── PROVIDED MATERIAL
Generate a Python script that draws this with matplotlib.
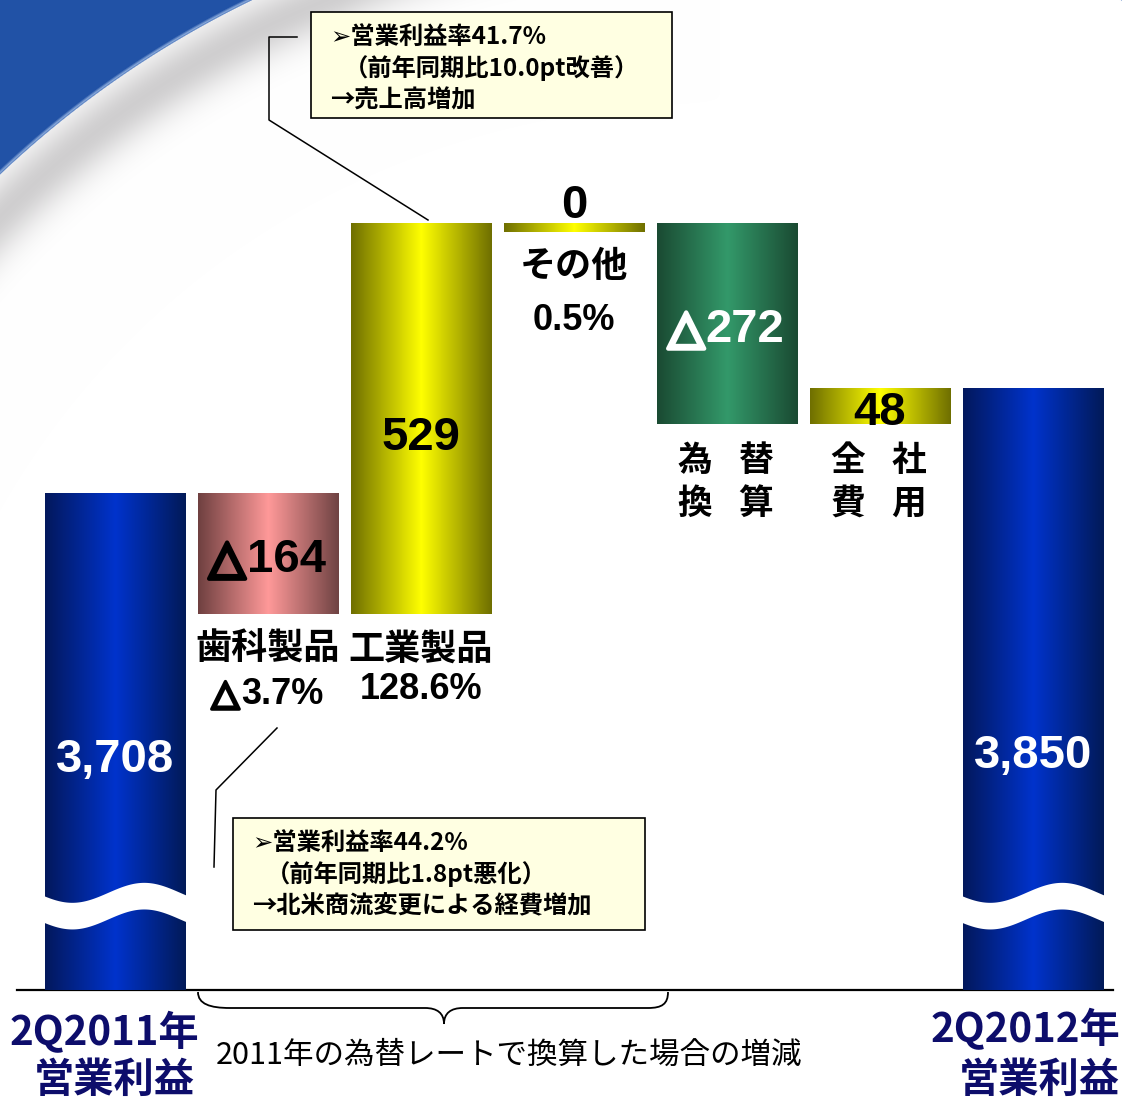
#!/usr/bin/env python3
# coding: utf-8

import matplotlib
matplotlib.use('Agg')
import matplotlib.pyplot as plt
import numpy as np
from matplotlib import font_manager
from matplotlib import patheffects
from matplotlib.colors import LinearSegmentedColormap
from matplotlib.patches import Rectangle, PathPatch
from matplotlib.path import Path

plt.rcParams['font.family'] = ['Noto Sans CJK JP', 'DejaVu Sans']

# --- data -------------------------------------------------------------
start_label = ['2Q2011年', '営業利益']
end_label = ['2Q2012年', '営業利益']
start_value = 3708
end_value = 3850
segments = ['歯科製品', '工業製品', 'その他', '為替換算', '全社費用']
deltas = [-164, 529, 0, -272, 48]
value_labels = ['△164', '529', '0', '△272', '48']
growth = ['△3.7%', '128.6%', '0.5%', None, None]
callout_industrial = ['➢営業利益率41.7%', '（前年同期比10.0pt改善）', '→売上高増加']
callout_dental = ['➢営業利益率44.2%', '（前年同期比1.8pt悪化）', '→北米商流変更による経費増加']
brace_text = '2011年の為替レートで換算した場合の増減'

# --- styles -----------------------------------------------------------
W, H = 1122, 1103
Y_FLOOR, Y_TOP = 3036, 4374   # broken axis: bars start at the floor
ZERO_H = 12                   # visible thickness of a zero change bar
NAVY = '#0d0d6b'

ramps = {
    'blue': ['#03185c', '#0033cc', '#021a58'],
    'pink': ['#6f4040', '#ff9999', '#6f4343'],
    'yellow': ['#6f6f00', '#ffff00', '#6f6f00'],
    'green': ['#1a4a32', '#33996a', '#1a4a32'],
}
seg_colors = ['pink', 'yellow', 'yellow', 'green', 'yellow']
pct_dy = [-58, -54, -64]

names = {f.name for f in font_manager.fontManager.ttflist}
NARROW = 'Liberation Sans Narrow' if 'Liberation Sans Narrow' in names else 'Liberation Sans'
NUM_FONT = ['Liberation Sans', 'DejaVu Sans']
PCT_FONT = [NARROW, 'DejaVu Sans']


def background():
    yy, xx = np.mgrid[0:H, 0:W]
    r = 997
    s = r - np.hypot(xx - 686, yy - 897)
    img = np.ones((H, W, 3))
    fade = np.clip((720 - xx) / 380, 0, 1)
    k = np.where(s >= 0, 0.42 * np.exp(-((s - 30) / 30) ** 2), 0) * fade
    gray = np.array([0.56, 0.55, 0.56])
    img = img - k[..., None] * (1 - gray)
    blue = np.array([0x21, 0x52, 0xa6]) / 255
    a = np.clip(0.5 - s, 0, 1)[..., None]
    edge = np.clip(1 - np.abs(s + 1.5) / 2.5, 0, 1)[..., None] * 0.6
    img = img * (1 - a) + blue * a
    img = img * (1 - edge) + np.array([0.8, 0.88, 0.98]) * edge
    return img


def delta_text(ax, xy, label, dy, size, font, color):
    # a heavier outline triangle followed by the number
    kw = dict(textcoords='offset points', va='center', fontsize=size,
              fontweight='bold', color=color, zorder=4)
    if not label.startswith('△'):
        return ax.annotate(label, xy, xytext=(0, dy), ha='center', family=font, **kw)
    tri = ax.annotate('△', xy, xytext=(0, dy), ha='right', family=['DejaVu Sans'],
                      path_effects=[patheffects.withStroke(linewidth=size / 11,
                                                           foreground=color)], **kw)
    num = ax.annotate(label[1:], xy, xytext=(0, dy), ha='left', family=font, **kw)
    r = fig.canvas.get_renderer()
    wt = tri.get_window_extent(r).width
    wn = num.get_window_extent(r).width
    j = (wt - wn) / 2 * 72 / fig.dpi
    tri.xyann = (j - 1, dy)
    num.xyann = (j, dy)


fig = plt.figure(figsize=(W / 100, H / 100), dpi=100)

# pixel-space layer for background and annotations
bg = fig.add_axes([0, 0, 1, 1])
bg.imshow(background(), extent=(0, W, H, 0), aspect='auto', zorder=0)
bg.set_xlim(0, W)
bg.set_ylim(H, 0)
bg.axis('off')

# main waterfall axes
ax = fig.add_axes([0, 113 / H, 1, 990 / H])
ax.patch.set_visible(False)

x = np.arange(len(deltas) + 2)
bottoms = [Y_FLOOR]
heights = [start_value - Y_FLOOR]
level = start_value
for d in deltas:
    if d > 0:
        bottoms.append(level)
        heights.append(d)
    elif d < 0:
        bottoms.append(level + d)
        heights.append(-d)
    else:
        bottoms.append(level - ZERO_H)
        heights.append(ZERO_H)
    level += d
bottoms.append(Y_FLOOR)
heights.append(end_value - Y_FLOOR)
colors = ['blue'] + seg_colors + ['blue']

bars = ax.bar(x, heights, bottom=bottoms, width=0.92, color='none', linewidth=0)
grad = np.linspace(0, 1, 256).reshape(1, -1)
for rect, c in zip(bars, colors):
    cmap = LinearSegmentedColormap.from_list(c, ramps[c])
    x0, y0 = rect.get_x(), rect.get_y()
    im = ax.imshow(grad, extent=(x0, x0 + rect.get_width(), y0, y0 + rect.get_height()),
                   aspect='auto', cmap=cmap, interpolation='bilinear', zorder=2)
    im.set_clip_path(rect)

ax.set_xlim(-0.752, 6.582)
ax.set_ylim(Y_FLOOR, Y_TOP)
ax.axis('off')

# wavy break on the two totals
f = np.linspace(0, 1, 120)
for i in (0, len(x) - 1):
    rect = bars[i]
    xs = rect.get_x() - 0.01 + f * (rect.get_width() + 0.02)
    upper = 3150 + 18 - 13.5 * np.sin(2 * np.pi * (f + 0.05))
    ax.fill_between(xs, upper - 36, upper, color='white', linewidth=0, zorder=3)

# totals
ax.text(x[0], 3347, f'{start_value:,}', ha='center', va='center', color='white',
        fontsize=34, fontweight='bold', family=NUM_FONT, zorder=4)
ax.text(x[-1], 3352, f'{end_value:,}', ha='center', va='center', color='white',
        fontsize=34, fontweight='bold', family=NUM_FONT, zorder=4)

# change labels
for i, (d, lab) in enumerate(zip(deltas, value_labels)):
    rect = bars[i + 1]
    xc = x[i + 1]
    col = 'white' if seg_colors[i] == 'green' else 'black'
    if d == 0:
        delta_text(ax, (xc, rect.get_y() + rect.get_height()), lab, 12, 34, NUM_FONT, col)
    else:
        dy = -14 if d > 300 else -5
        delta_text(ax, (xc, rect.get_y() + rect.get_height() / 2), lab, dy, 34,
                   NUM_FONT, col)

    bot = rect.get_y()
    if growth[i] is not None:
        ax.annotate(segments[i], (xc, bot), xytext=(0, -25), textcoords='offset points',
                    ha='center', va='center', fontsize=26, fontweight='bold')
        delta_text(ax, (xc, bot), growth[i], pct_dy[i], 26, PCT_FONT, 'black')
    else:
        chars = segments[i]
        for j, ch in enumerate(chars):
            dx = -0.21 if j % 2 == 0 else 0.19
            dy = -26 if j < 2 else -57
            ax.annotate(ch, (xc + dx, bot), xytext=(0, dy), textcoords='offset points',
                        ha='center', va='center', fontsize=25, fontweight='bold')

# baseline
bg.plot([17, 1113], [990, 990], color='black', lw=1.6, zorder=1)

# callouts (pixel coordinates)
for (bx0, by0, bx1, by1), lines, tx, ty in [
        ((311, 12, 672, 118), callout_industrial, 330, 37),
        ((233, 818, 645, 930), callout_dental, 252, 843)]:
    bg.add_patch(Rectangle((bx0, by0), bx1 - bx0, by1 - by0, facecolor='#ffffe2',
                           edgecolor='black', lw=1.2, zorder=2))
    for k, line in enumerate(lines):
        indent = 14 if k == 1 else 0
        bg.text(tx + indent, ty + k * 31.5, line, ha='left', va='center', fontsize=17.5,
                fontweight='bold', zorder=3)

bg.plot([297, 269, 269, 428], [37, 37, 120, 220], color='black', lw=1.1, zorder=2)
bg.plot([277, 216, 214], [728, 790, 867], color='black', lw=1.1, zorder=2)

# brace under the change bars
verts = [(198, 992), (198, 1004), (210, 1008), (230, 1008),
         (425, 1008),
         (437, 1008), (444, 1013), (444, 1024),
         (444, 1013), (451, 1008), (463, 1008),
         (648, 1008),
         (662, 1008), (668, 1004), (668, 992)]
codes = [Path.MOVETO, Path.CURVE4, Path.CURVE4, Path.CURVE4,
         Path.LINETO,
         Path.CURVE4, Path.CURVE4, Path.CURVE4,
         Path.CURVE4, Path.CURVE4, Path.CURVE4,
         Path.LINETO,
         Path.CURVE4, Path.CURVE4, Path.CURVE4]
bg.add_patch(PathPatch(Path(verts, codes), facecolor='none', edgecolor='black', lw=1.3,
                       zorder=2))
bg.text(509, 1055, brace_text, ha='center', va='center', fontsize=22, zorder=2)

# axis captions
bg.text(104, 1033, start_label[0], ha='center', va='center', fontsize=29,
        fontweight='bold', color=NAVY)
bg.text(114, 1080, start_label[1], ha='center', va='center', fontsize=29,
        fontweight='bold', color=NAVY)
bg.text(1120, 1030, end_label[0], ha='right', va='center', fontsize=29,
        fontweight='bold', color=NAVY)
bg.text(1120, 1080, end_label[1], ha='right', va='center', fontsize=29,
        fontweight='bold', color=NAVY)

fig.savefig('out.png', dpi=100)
────
AIM ▸
With all pictures left out, please transcribe exactly the lines from the start of the material through the line with "NAVY = '#0d0d6b'".

WRITTEN REPLY ▸
Generate a Python script that draws this with matplotlib.
#!/usr/bin/env python3
# coding: utf-8

import matplotlib
matplotlib.use('Agg')
import matplotlib.pyplot as plt
import numpy as np
from matplotlib import font_manager
from matplotlib import patheffects
from matplotlib.colors import LinearSegmentedColormap
from matplotlib.patches import Rectangle, PathPatch
from matplotlib.path import Path

plt.rcParams['font.family'] = ['Noto Sans CJK JP', 'DejaVu Sans']

# --- data -------------------------------------------------------------
start_label = ['2Q2011年', '営業利益']
end_label = ['2Q2012年', '営業利益']
start_value = 3708
end_value = 3850
segments = ['歯科製品', '工業製品', 'その他', '為替換算', '全社費用']
deltas = [-164, 529, 0, -272, 48]
value_labels = ['△164', '529', '0', '△272', '48']
growth = ['△3.7%', '128.6%', '0.5%', None, None]
callout_industrial = ['➢営業利益率41.7%', '（前年同期比10.0pt改善）', '→売上高増加']
callout_dental = ['➢営業利益率44.2%', '（前年同期比1.8pt悪化）', '→北米商流変更による経費増加']
brace_text = '2011年の為替レートで換算した場合の増減'

# --- styles -----------------------------------------------------------
W, H = 1122, 1103
Y_FLOOR, Y_TOP = 3036, 4374   # broken axis: bars start at the floor
ZERO_H = 12                   # visible thickness of a zero change bar
NAVY = '#0d0d6b'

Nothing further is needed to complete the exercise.